# first "paid gig" , sweet 16



## pete1606 (Apr 11, 2008)

Hi I am a recent college graduate. (not a photo major, but took a few classes) 

My parents are willing to buy me some equipment in exchange for me to shoot my younger sisters sweet 16. 

I currently own...

Cannon digital rebel XT 
a 50 mm lens
a 28-90 zoom lens

I plan on buying

a extrnal flash 
a flash bracket 
and large memory cards ( I plan on shooting in raw)

Is there anything in particular  that I should know when buying the above items? Anything else I should buy? 

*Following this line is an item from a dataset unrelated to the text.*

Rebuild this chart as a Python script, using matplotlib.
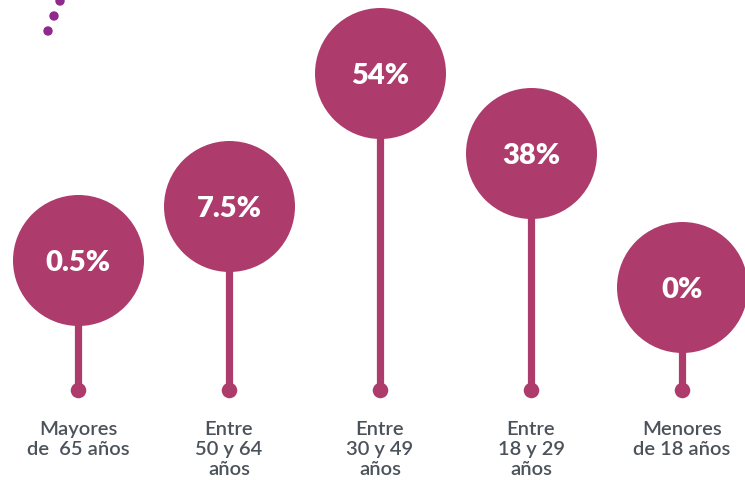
import matplotlib.pyplot as plt
from matplotlib.patches import Circle

# datos
grupos = ['Mayores\nde  65 años', 'Entre\n50 y 64\naños', 'Entre\n30 y 49\naños',
          'Entre\n18 y 29\naños', 'Menores\nde 18 años']
porcentajes = ['0.5%', '7.5%', '54%', '38%', '0%']
# altura de cada tallo (en px sobre la base), como en el original
altura_tallo = [130, 184, 317, 237, 103]

color = '#AD3B6C'
color_texto = '#4B525A'

fig = plt.figure(figsize=(7.45, 4.85), dpi=100)
ax = fig.add_axes([0, 0, 1, 1])
ax.set_xlim(-0.5166, 4.417)
ax.set_ylim(-94, 391)
ax.axis('off')

x = list(range(len(grupos)))

# tallos
ax.vlines(x, 0, altura_tallo, color=color, lw=5.2, zorder=1)
# puntos de la base
ax.scatter(x, [0] * len(x), s=125, color=color, zorder=2, linewidths=0)
# circulos grandes
ax.scatter(x, altura_tallo, s=(2 * 65.5 * 0.72) ** 2, color=color, zorder=3,
           linewidths=0, clip_on=False)

for xi, h, p in zip(x, altura_tallo, porcentajes):
    ax.text(xi, h - 2, p, ha='center', va='center', color='white', fontsize=21,
            fontweight='heavy', family='Lato', zorder=4)

for xi, g in zip(x, grupos):
    ax.text(xi, -30, g, ha='center', va='top', color=color_texto, fontsize=14.5,
            fontweight='semibold', family='Lato', linespacing=1.22)

# puntos decorativos arriba a la izquierda (en px)
deco = fig.add_axes([0, 0, 1, 1])
deco.set_xlim(0, 745)
deco.set_ylim(485, 0)
deco.axis('off')
for cx, cy in [(60, 2), (54, 17), (48, 32)]:
    deco.add_patch(Circle((cx, cy), 4, color='#8E2A8C'))

plt.savefig('out.png', dpi=100)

Any advice on shooting a sweet 16

Thanks 
Pete


----------



## Sw1tchFX (Apr 11, 2008)

I would suggest a TTL cord over a flash bracket, you can easily hold a rebel in one hand and a speedlight in the other.


----------



## TCimages (Apr 11, 2008)

Well if you want to maintain ETTL, you'll need the Off Camera Shoe Cord 2/3 for the bracket.  Otherwise you'll be shooting manual flash if you use the PC cord setup.  Some speedlights don't have a PC cord so if you plan that route you may need an adapter. 

Consider :
1-A bracket that allows you to turn the body for portrait.  
2-Rechargable Batteries for the flash
3-Reflector (for outside and inside bounce)
4-Diffuser 
5-Background?


----------



## shorty6049 (Apr 11, 2008)

might be best to buy several smaller capacity cards (1-2 gb) over a larger capacity card . That way, if something goes wrong, you dont loose ALL your photos at once


----------



## Tiberius47 (Apr 12, 2008)

A flash will be your most important asset.  Apart from the camera and the glass, the biggest influences on the quality of a photo are the flash and the tripod.


----------



## pete1606 (Apr 12, 2008)

I didnt know tripods were used at events! 
Any piticular reccomendations for a flash?

Thanks for the help!


----------



## Senor Hound (May 6, 2008)

I wouldn't use a tripod, but a monopod might not be a bad idea.  It sounds silly, but it really is a lot faster.  And when you're walking around with other people and caterers and stuff, it takes a lot less of a footprint on the ground, making others not get upset at you.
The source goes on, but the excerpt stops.